TO BE DONE: Gather every line holding the string "with".
^^^^^^^^^^^^^^^^
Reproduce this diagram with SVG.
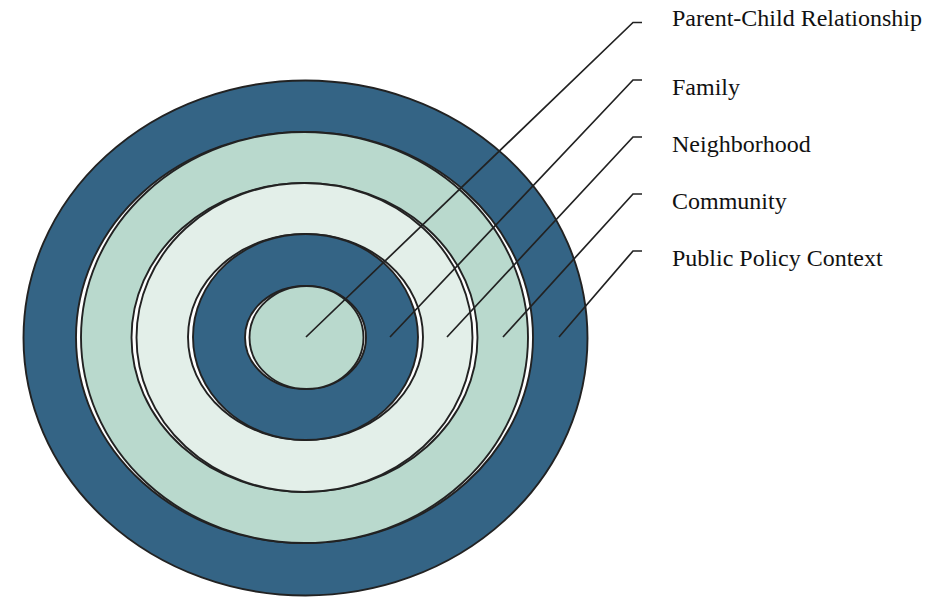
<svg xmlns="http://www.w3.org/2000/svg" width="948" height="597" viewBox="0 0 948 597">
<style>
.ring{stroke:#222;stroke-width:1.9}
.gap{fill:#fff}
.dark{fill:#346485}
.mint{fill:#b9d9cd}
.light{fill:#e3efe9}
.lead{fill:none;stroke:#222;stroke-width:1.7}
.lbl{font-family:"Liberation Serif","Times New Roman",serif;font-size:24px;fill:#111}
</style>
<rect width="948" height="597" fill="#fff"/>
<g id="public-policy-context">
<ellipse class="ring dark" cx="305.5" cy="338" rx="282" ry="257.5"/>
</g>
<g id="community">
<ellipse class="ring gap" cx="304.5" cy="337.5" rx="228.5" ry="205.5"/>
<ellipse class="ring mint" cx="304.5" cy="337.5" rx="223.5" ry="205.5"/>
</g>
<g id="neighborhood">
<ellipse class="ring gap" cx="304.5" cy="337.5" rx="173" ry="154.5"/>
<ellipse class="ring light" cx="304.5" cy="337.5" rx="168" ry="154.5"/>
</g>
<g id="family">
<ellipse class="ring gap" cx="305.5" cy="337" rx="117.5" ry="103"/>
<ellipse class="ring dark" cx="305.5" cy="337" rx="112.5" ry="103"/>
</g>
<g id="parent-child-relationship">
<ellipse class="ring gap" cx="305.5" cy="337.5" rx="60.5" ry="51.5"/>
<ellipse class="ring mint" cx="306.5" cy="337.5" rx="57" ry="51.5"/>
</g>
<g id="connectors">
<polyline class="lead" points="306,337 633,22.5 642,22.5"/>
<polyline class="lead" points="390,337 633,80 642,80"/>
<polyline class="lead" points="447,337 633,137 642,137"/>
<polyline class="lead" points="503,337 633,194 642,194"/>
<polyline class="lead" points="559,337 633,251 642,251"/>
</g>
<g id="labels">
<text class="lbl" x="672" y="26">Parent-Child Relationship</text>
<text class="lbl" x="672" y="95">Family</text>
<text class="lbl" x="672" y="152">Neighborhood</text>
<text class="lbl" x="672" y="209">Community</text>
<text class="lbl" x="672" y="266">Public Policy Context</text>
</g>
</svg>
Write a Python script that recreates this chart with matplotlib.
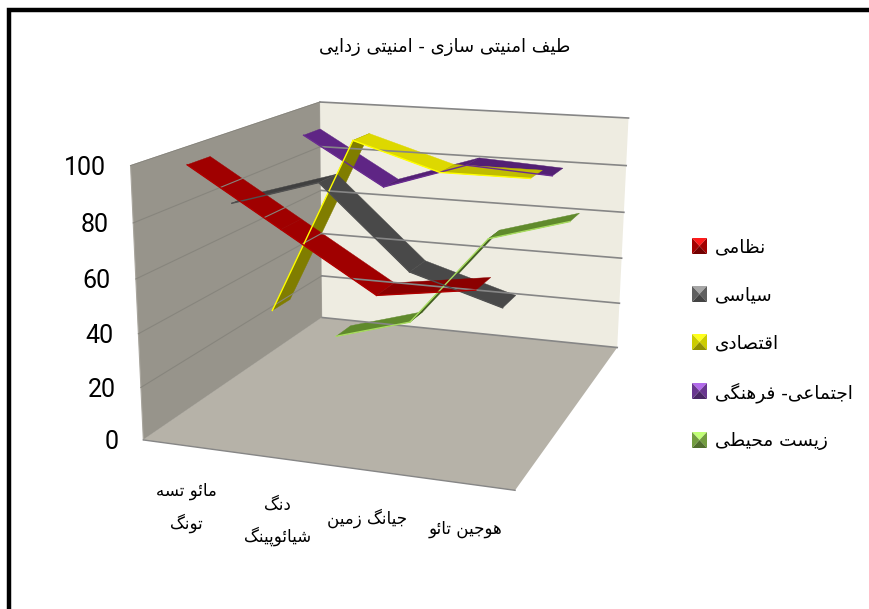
^^^^^^^^^^^^^^^^
RESPONSE TO THIS TASK:
Reproduce this diagram with SVG.
Write a Python script that recreates this chart with matplotlib.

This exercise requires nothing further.